• [Aim] Exactly as written, write out the lines below from the first to the one containing "const hcThreshold = 10;", inclusive. Pictures do not belong in the copy.

• [Information provided]
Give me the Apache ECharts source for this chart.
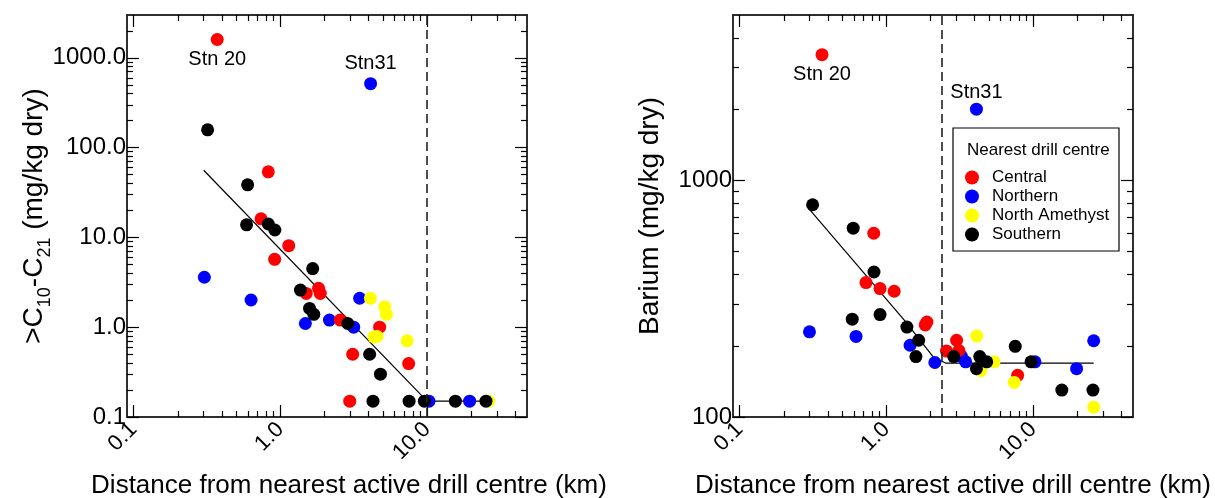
<!DOCTYPE html>
<html>
<head>
<meta charset="utf-8">
<title>Hydrocarbons and barium vs distance from drill centres</title>
<script src="https://cdn.jsdelivr.net/npm/echarts@6/dist/echarts.min.js"></script>
<style>
  html, body { margin: 0; padding: 0; background: #ffffff; }
  #chart { width: 1215px; height: 498px; }
</style>
</head>
<body>
<div id="chart"></div>
<script>
// ---- Left panel: >C10-C21 hydrocarbons (mg/kg dry) vs distance (km) ----
const hcCentral = [[0.371, 1600], [0.827, 53.8], [0.738, 16.1], [1.14, 8.1], [0.914, 5.7],
  [1.50, 2.38], [1.82, 2.71], [1.87, 2.38], [2.56, 1.20], [4.75, 1.0], [3.11, 0.50],
  [7.49, 0.394], [2.97, 0.15]];
const hcNorthern = [[4.12, 516], [0.303, 3.6], [0.631, 2.01], [1.48, 1.10], [2.16, 1.20],
  [3.16, 1.0], [3.47, 2.10], [10.3, 0.15], [19.5, 0.15]];
const hcNorthAmethyst = [[4.11, 2.10], [5.14, 1.69], [5.28, 1.39], [4.33, 0.78], [4.56, 0.79],
  [7.31, 0.705], [26.3, 0.15]];
const hcSouthern = [[0.319, 158], [0.598, 38.5], [0.588, 13.8], [0.827, 14.1], [0.917, 12.1],
  [1.66, 4.5], [1.37, 2.59], [1.58, 1.62], [1.69, 1.39], [2.88, 1.10], [4.06, 0.50],
  [4.81, 0.30], [4.28, 0.15], [7.54, 0.15], [9.59, 0.15], [15.6, 0.15], [25.2, 0.15]];
const hcTrend = [[0.30, 56], [10, 0.15], [25.2, 0.15]];
const hcThreshold = 10;

// ---- Right panel: barium (mg/kg dry) vs distance (km) ----
const baCentral = [[0.364, 3400], [0.82, 598], [0.726, 370], [0.905, 349], [1.13, 340],
  [1.84, 245], [1.89, 252], [2.57, 190], [3.01, 211], [3.12, 191], [7.85, 150]];
const baNorthern = [[4.11, 2000], [0.299, 229], [0.621, 219], [1.45, 201], [2.14, 170],
  [3.24, 181], [3.47, 171], [10.3, 171], [19.8, 160], [25.9, 210]];
const baNorthAmethyst = [[4.13, 220], [4.40, 157], [5.42, 171], [7.44, 140], [25.9, 110]];
const baSouthern = [[0.314, 789], [0.594, 628], [0.823, 410], [0.585, 259], [0.905, 271],
  [1.38, 240], [1.66, 211], [1.59, 180], [2.88, 180], [4.33, 180], [4.11, 160], [4.83, 171],
  [7.56, 199], [9.69, 171], [15.7, 130], [25.6, 130]];
const baTrend = [[0.30, 752], [1.36, 252], [2.09, 179], [2.53, 169], [25.9, 169]];
const baThreshold = 2.38;

// Named stations: [series name, index in that series, text]
const hcStations = [['Central', 0, 'Stn 20'], ['Northern', 0, 'Stn31']];
const baStations = [['Central', 0, 'Stn 20'], ['Northern', 0, 'Stn31']];

// ---- Axis ticks and labels ----
const xRange = [0.09, 48];
const xMajor = [0.1, 1, 10];
const xMinor = [0.2, 0.3, 0.4, 0.5, 0.6, 0.7, 0.8, 0.9, 2, 3, 4, 5, 6, 7, 8, 9, 20, 30, 40];
const hcRange = [0.1, 3000];
const hcMajor = [0.1, 1, 10, 100, 1000];
const hcMinor = [0.2, 0.3, 0.4, 0.5, 0.6, 0.7, 0.8, 0.9, 2, 3, 4, 5, 6, 7, 8, 9,
  20, 30, 40, 50, 60, 70, 80, 90, 200, 300, 400, 500, 600, 700, 800, 900, 2000];
const baRange = [100, 5000];
const baMajor = [100, 1000];
const baMinor = [200, 300, 400, 500, 600, 700, 800, 900, 2000, 3000, 4000];

const groups = ['Central', 'Northern', 'North Amethyst', 'Southern'];
const colors = { 'Central': '#ff0000', 'Northern': '#0000ff', 'North Amethyst': '#ffff00', 'Southern': '#000000' };
const FONT = 'Liberation Sans, Arial, Helvetica, sans-serif';

function logAxis(grid, pos, range, ticks, tickLen, labels, labelFmt, labelOpts) {
  return {
    type: 'log', logBase: 10, gridIndex: grid, position: pos,
    min: range[0], max: range[1],
    axisLine: { show: true, onZero: false, lineStyle: { color: '#222', width: 1.5 } },
    axisTick: { show: true, inside: true, length: tickLen, customValues: ticks,
      lineStyle: { color: '#000', width: 1.2 } },
    axisLabel: labels ? Object.assign({
      show: true, customValues: labels, formatter: labelFmt,
      color: '#000', fontFamily: FONT
    }, labelOpts) : { show: false },
    splitLine: { show: false },
    minorTick: { show: false },
    splitArea: { show: false },
    axisPointer: { show: false }
  };
}

function xAxesFor(grid) {
  return [
    logAxis(grid, 'bottom', xRange, xMajor, 12, xMajor, v => Number(v).toFixed(1),
      { fontSize: 22, rotate: 45, margin: 9 }),
    logAxis(grid, 'bottom', xRange, xMinor, 6, null),
    logAxis(grid, 'top', xRange, xMajor, 12, null),
    logAxis(grid, 'top', xRange, xMinor, 6, null)
  ];
}

function yAxesFor(grid, range, major, minor, fmt) {
  return [
    logAxis(grid, 'left', range, major, 12, major, fmt, { fontSize: 24, margin: 1 }),
    logAxis(grid, 'left', range, minor, 6, null),
    logAxis(grid, 'right', range, major, 12, null),
    logAxis(grid, 'right', range, minor, 6, null)
  ];
}

function scatterSeries(axisIdx, name, points, stations, placement) {
  const data = points.map((p, i) => {
    const st = stations.find(s => s[0] === name && s[1] === i);
    if (!st) return p;
    const pl = placement[st[2]];
    return {
      value: p,
      label: { show: true, formatter: st[2], position: pl[0], distance: pl[1],
        fontSize: 20, fontFamily: FONT, color: '#000' }
    };
  });
  return {
    type: 'scatter', name: name, xAxisIndex: axisIdx, yAxisIndex: axisIdx,
    symbol: 'circle', symbolSize: 13, data: data,
    itemStyle: { color: colors[name], opacity: 1 },
    emphasis: { disabled: true }, silent: true
  };
}

function panelSeries(axisIdx, sets, stations, placement, trend, threshold) {
  // draw order: Northern, Central, North Amethyst, Southern (later ones on top)
  const order = ['Northern', 'Central', 'North Amethyst', 'Southern'];
  const list = [{
    type: 'line', xAxisIndex: axisIdx, yAxisIndex: axisIdx, data: trend,
    symbol: 'none', silent: true, z: 1,
    lineStyle: { color: '#000', width: 1.2 },
    markLine: {
      symbol: 'none', silent: true, label: { show: false },
      lineStyle: { color: '#222', width: 1.6, type: [9, 5] },
      data: [{ xAxis: threshold }]
    }
  }];
  order.forEach(n => list.push(scatterSeries(axisIdx, n, sets[n], stations, placement)));
  return list;
}

const hcSets = { 'Central': hcCentral, 'Northern': hcNorthern, 'North Amethyst': hcNorthAmethyst, 'Southern': hcSouthern };
const baSets = { 'Central': baCentral, 'Northern': baNorthern, 'North Amethyst': baNorthAmethyst, 'Southern': baSouthern };

const chart = echarts.init(document.getElementById('chart'), null, { renderer: 'canvas' });

const option = {
  backgroundColor: '#ffffff',
  animation: false,
  textStyle: { fontFamily: FONT },
  grid: [
    { left: 127, top: 15, width: 400, height: 402, containLabel: false },
    { left: 733, top: 15, width: 400, height: 402, containLabel: false }
  ],
  xAxis: [].concat(xAxesFor(0), xAxesFor(1)),
  yAxis: [].concat(
    yAxesFor(0, hcRange, hcMajor, hcMinor, v => Number(v).toFixed(1)),
    yAxesFor(1, baRange, baMajor, baMinor, v => String(Math.round(v)))
  ),
  legend: {
    data: groups, orient: 'vertical', left: 960, top: 164,
    icon: 'circle', itemWidth: 14, itemHeight: 14, itemGap: 2,
    selectedMode: false, z: 20,
    textStyle: { fontSize: 17, fontFamily: FONT, color: '#000', padding: [0, 0, 0, 8], lineHeight: 14 }
  },
  series: [].concat(
    panelSeries(0, hcSets, hcStations, { 'Stn 20': ['bottom', 3], 'Stn31': ['top', 4] }, hcTrend, hcThreshold),
    panelSeries(4, baSets, baStations, { 'Stn 20': ['bottom', 3], 'Stn31': ['top', 0] }, baTrend, baThreshold)
  ),
  graphic: [
    { type: 'rect', z: 10, shape: { x: 953, y: 128, width: 166, height: 123 },
      style: { fill: '#ffffff', stroke: '#000', lineWidth: 1.2 } },
    { type: 'text', z: 11, x: 967, y: 150,
      style: { text: 'Nearest drill centre', font: '17px ' + FONT, fill: '#000',
        align: 'left', verticalAlign: 'middle' } },
    { type: 'text', x: 34, y: 216, rotation: Math.PI / 2,
      style: {
        text: '>C{sub|10}-C{sub|21} (mg/kg dry)', font: '28px ' + FONT, fill: '#000',
        align: 'center', verticalAlign: 'middle', lineHeight: 40,
        rich: { sub: { fontSize: 18, fontFamily: FONT, verticalAlign: 'bottom', fill: '#000', lineHeight: 40 } }
      } },
    { type: 'text', x: 650, y: 216, rotation: Math.PI / 2,
      style: { text: 'Barium (mg/kg dry)', font: '28px ' + FONT, fill: '#000',
        align: 'center', verticalAlign: 'middle' } },
    { type: 'text', x: 349, y: 486,
      style: { text: 'Distance from nearest active drill centre (km)', font: '26px ' + FONT,
        fill: '#000', align: 'center', verticalAlign: 'middle' } },
    { type: 'text', x: 953, y: 486,
      style: { text: 'Distance from nearest active drill centre (km)', font: '26px ' + FONT,
        fill: '#000', align: 'center', verticalAlign: 'middle' } }
  ]
};

chart.setOption(option);
</script>
</body>
</html>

• [Output below]
Give me the Apache ECharts source for this chart.
<!DOCTYPE html>
<html>
<head>
<meta charset="utf-8">
<title>Hydrocarbons and barium vs distance from drill centres</title>
<script src="https://cdn.jsdelivr.net/npm/echarts@6/dist/echarts.min.js"></script>
<style>
  html, body { margin: 0; padding: 0; background: #ffffff; }
  #chart { width: 1215px; height: 498px; }
</style>
</head>
<body>
<div id="chart"></div>
<script>
// ---- Left panel: >C10-C21 hydrocarbons (mg/kg dry) vs distance (km) ----
const hcCentral = [[0.371, 1600], [0.827, 53.8], [0.738, 16.1], [1.14, 8.1], [0.914, 5.7],
  [1.50, 2.38], [1.82, 2.71], [1.87, 2.38], [2.56, 1.20], [4.75, 1.0], [3.11, 0.50],
  [7.49, 0.394], [2.97, 0.15]];
const hcNorthern = [[4.12, 516], [0.303, 3.6], [0.631, 2.01], [1.48, 1.10], [2.16, 1.20],
  [3.16, 1.0], [3.47, 2.10], [10.3, 0.15], [19.5, 0.15]];
const hcNorthAmethyst = [[4.11, 2.10], [5.14, 1.69], [5.28, 1.39], [4.33, 0.78], [4.56, 0.79],
  [7.31, 0.705], [26.3, 0.15]];
const hcSouthern = [[0.319, 158], [0.598, 38.5], [0.588, 13.8], [0.827, 14.1], [0.917, 12.1],
  [1.66, 4.5], [1.37, 2.59], [1.58, 1.62], [1.69, 1.39], [2.88, 1.10], [4.06, 0.50],
  [4.81, 0.30], [4.28, 0.15], [7.54, 0.15], [9.59, 0.15], [15.6, 0.15], [25.2, 0.15]];
const hcTrend = [[0.30, 56], [10, 0.15], [25.2, 0.15]];
const hcThreshold = 10;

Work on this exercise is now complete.